__Written exercise__
Tally every line featuring "this", then give that tally alone.

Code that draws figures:
· · · · · · ·
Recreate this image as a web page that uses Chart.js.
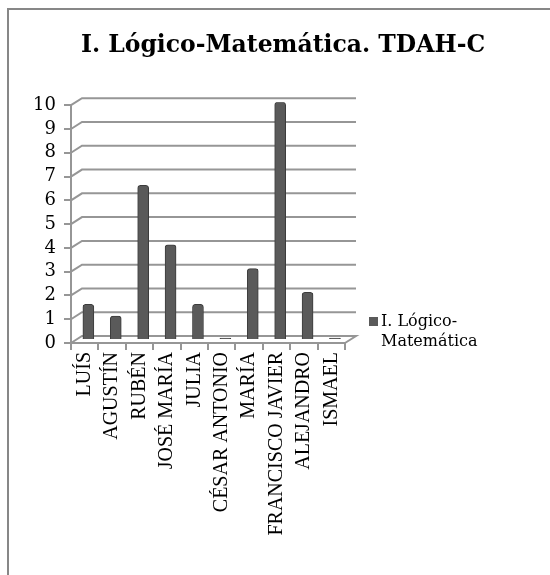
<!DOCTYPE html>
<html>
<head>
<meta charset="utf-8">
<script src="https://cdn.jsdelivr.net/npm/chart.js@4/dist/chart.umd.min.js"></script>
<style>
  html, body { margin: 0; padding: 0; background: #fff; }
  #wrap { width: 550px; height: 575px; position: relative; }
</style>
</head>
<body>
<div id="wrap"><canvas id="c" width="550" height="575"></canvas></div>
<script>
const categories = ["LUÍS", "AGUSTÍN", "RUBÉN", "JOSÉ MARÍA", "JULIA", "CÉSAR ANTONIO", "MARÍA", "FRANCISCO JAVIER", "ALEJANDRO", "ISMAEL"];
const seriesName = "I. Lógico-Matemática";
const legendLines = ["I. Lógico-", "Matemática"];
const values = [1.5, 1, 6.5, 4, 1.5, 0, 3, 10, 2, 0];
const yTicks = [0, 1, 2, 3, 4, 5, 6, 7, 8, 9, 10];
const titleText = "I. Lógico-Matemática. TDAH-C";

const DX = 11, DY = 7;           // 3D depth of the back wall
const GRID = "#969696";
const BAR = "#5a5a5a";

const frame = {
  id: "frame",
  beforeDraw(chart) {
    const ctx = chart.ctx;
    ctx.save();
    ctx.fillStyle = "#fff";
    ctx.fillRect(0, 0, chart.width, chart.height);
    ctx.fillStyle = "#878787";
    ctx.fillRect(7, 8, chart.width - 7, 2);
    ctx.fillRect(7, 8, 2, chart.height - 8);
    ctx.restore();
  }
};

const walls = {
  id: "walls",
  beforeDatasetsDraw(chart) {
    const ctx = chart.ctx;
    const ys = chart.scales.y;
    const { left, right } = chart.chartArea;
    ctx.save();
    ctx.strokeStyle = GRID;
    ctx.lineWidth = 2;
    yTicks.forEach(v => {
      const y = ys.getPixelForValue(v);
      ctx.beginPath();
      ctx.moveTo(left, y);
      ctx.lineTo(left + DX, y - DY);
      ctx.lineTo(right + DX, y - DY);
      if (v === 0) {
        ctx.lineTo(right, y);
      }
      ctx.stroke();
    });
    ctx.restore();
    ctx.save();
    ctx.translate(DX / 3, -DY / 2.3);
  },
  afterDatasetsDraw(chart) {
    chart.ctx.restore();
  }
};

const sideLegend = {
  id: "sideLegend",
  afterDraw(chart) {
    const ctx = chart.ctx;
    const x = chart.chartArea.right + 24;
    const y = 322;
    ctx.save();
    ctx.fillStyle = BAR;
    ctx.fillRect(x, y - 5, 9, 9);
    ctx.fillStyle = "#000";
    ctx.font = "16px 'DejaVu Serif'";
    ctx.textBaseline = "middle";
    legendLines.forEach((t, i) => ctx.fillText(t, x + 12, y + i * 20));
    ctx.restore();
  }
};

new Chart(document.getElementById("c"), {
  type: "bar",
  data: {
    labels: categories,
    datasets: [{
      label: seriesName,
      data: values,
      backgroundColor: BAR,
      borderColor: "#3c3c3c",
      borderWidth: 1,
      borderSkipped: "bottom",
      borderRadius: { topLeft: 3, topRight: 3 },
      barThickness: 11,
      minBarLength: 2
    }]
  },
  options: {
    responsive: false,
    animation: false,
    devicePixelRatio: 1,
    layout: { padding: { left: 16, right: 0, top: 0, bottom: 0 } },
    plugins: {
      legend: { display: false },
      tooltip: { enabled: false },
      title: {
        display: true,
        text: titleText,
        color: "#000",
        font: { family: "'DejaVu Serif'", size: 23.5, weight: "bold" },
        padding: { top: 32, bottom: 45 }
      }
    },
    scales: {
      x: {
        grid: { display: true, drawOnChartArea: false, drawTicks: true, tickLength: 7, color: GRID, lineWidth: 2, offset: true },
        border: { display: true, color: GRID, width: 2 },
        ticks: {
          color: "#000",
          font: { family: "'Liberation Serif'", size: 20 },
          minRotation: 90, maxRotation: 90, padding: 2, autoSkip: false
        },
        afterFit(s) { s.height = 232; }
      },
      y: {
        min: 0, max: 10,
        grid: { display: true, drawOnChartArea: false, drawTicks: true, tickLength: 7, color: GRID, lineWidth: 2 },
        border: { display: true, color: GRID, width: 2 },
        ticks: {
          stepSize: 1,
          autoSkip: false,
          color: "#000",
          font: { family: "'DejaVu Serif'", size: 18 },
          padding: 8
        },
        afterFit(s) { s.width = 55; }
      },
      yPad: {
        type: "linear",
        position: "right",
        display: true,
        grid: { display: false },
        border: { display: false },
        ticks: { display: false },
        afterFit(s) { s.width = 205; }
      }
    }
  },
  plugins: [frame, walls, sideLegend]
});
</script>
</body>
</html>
· · · · · · ·
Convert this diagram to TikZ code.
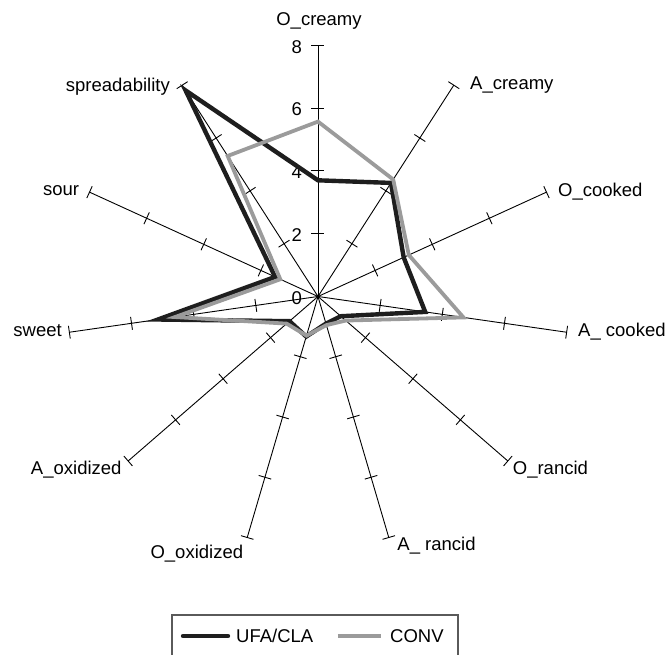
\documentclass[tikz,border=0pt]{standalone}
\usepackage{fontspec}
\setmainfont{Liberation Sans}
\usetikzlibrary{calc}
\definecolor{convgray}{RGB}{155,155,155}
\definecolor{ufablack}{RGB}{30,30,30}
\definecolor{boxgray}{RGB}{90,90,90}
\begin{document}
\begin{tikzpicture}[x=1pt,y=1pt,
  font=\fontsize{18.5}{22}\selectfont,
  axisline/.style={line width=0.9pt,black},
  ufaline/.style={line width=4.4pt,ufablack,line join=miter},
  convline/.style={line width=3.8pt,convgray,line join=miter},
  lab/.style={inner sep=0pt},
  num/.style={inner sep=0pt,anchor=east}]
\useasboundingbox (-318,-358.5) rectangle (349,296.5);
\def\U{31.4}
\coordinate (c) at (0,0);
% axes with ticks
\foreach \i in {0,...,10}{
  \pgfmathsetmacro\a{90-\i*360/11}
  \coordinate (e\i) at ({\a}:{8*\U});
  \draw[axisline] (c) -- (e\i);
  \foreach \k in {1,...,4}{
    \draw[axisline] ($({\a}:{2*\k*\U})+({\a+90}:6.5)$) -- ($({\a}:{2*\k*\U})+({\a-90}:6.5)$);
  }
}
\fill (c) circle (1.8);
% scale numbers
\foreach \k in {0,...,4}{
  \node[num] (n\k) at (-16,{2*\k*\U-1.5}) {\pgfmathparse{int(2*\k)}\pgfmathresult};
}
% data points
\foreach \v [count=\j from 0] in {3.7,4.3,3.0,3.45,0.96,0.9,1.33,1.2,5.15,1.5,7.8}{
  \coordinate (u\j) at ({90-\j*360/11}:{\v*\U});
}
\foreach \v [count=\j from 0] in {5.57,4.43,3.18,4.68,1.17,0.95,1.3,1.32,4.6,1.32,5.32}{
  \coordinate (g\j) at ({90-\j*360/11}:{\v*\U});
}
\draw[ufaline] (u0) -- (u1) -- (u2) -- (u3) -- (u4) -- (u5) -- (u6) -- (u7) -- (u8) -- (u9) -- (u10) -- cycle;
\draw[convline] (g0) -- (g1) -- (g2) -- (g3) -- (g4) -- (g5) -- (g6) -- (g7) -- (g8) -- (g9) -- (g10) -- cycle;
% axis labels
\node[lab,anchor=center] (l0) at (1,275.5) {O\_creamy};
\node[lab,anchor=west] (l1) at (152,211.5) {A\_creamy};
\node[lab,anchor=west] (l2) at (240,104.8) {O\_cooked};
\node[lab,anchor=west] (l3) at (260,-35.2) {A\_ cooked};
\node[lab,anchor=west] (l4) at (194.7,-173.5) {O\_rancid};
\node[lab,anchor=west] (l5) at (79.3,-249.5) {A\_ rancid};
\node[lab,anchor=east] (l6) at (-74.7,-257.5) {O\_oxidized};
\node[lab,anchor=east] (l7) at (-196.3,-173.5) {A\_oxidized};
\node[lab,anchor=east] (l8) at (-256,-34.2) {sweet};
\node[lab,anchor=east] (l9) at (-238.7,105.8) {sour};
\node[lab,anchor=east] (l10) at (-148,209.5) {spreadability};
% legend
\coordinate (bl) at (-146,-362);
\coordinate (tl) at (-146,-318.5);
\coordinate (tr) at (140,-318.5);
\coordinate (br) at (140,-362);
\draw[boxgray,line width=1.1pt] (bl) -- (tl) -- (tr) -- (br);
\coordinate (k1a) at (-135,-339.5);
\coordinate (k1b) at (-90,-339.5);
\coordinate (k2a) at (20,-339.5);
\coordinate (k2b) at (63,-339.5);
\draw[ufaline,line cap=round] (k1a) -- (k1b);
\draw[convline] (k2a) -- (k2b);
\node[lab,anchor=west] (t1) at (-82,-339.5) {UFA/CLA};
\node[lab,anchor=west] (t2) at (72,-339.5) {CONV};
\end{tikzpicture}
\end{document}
· · · · · · ·
__Task solution__
2